» **Task**
Skip all pictures, then copy the lines from the start of the data through the line with "63.0, 70.0, 79.5, 87.0, 95.0];", keeping both ends.

» **Material provided**

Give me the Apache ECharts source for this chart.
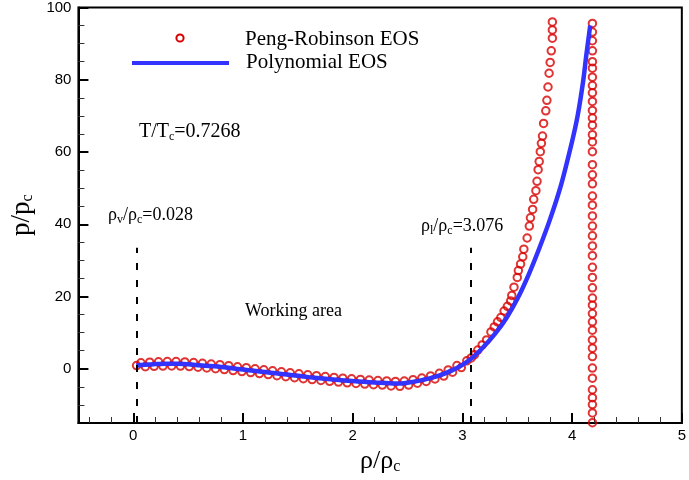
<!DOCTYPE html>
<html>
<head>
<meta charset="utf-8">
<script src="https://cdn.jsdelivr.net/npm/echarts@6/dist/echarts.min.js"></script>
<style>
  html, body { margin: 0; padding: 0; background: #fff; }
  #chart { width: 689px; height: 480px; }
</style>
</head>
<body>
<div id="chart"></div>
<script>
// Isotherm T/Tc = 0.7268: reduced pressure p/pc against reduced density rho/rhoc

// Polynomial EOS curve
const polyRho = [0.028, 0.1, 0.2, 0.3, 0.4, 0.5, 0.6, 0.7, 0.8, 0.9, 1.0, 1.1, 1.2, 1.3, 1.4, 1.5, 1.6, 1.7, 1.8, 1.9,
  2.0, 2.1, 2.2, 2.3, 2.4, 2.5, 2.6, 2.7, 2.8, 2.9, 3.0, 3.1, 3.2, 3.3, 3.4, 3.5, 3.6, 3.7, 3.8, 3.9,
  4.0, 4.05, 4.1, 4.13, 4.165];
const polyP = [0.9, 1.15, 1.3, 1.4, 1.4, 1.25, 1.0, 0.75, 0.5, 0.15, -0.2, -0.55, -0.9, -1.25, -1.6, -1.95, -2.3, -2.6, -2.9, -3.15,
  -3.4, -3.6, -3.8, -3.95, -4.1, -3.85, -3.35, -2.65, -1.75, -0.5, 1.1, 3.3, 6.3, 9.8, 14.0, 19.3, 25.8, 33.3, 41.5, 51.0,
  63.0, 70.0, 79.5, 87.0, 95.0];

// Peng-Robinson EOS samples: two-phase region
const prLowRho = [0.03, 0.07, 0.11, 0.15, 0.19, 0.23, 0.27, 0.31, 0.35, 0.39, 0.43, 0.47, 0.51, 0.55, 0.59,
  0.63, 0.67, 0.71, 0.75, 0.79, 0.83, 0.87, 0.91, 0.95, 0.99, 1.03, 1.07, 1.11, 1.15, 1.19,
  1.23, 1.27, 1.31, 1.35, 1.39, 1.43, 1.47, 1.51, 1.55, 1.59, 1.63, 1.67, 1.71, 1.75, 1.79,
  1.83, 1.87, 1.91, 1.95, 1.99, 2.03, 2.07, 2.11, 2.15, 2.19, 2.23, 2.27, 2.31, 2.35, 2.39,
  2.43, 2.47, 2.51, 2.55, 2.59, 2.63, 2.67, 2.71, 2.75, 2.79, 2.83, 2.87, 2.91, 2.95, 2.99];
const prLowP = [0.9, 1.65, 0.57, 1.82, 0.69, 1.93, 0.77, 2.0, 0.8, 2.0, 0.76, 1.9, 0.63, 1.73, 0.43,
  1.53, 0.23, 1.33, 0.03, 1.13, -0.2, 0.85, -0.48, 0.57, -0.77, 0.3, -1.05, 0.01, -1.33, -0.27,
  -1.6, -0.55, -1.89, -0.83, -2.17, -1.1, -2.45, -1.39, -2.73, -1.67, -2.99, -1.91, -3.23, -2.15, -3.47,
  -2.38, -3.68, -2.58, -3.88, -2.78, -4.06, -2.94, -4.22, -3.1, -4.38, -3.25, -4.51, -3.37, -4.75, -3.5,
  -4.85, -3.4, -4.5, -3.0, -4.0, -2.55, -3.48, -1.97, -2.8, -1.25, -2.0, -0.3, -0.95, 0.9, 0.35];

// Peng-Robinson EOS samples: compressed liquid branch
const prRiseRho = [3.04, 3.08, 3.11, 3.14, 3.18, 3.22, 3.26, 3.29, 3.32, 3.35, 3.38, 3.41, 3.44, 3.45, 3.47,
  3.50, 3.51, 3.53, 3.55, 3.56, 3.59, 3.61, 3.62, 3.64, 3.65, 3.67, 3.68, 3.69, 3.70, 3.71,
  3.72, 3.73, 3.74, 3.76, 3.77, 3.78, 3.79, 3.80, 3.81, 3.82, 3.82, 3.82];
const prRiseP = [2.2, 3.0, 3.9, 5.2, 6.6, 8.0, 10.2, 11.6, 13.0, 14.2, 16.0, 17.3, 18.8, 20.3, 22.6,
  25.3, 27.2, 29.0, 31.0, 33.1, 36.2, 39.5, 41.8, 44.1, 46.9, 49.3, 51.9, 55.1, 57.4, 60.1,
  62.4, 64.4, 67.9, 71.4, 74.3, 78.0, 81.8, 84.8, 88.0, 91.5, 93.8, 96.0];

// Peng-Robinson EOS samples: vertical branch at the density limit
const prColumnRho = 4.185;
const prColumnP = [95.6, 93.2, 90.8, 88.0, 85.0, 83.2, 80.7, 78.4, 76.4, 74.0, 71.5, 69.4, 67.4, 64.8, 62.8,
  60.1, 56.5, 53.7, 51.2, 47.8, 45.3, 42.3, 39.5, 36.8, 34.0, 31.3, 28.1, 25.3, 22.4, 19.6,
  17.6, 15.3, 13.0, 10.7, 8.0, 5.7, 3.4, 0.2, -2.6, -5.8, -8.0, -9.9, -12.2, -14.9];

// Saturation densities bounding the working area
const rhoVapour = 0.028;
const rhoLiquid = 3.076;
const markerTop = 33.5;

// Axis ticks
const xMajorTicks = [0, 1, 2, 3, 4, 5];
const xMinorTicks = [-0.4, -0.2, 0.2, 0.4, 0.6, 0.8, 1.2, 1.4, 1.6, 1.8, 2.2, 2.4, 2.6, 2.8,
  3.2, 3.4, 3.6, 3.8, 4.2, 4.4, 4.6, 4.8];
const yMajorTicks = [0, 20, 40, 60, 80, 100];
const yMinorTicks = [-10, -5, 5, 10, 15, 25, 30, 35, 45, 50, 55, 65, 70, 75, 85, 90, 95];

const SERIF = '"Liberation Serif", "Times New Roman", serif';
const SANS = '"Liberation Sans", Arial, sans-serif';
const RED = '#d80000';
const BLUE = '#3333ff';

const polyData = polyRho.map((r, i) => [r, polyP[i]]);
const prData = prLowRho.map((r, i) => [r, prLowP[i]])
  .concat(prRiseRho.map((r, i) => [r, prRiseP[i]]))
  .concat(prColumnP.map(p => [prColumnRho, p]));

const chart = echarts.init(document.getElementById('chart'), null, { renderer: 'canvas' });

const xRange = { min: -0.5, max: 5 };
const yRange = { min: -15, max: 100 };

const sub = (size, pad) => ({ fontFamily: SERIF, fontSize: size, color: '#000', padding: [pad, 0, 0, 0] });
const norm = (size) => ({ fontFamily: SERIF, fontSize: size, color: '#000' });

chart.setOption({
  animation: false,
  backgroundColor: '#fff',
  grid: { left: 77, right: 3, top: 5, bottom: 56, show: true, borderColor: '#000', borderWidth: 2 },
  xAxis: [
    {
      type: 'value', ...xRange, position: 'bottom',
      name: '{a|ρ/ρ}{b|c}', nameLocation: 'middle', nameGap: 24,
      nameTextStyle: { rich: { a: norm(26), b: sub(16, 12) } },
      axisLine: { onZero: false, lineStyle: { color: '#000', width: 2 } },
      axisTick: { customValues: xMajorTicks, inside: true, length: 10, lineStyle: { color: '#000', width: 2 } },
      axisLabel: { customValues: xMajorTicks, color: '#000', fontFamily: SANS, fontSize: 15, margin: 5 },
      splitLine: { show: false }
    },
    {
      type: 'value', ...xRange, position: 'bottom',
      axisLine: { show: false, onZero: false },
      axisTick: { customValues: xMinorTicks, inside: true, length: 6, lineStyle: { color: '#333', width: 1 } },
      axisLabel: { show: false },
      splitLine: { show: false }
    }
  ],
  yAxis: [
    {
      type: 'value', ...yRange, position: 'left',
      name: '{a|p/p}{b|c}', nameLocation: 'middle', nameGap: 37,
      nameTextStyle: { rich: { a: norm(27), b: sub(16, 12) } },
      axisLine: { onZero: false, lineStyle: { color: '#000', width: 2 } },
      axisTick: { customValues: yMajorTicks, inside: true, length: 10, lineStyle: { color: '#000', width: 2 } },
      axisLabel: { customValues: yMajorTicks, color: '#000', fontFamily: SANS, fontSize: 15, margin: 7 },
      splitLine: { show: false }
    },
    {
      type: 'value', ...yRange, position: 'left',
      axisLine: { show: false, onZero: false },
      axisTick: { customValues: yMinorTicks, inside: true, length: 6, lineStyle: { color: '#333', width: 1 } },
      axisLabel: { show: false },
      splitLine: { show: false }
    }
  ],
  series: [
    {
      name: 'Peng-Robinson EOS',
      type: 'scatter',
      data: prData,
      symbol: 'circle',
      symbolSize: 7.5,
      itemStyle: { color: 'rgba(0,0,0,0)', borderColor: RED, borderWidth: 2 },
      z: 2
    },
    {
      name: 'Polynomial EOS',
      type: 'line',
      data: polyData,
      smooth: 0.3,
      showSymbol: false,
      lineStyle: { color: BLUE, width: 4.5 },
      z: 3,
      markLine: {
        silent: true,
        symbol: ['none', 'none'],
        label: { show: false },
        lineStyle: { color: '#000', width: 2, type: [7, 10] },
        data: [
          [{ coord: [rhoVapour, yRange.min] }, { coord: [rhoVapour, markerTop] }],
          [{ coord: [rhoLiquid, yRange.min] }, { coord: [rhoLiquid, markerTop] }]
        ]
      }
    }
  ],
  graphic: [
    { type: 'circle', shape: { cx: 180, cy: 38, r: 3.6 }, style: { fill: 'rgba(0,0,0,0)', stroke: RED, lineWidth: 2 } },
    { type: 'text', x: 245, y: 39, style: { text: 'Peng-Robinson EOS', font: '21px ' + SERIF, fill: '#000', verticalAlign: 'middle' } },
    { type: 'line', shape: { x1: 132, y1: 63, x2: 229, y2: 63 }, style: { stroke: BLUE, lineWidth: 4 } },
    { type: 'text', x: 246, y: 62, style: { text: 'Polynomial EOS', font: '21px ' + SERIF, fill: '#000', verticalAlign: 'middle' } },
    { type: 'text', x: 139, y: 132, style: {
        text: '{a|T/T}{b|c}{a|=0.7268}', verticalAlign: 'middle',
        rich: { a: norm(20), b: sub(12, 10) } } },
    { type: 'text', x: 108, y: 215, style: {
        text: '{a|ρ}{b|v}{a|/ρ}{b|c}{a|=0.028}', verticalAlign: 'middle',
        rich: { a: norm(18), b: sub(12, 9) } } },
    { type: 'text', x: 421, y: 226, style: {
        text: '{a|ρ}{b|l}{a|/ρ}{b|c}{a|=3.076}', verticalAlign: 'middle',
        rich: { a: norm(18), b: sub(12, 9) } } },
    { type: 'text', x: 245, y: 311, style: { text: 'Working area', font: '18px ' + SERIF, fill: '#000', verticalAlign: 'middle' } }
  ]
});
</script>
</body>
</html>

» **Expected answer**
Give me the Apache ECharts source for this chart.
<!DOCTYPE html>
<html>
<head>
<meta charset="utf-8">
<script src="https://cdn.jsdelivr.net/npm/echarts@6/dist/echarts.min.js"></script>
<style>
  html, body { margin: 0; padding: 0; background: #fff; }
  #chart { width: 689px; height: 480px; }
</style>
</head>
<body>
<div id="chart"></div>
<script>
// Isotherm T/Tc = 0.7268: reduced pressure p/pc against reduced density rho/rhoc

// Polynomial EOS curve
const polyRho = [0.028, 0.1, 0.2, 0.3, 0.4, 0.5, 0.6, 0.7, 0.8, 0.9, 1.0, 1.1, 1.2, 1.3, 1.4, 1.5, 1.6, 1.7, 1.8, 1.9,
  2.0, 2.1, 2.2, 2.3, 2.4, 2.5, 2.6, 2.7, 2.8, 2.9, 3.0, 3.1, 3.2, 3.3, 3.4, 3.5, 3.6, 3.7, 3.8, 3.9,
  4.0, 4.05, 4.1, 4.13, 4.165];
const polyP = [0.9, 1.15, 1.3, 1.4, 1.4, 1.25, 1.0, 0.75, 0.5, 0.15, -0.2, -0.55, -0.9, -1.25, -1.6, -1.95, -2.3, -2.6, -2.9, -3.15,
  -3.4, -3.6, -3.8, -3.95, -4.1, -3.85, -3.35, -2.65, -1.75, -0.5, 1.1, 3.3, 6.3, 9.8, 14.0, 19.3, 25.8, 33.3, 41.5, 51.0,
  63.0, 70.0, 79.5, 87.0, 95.0];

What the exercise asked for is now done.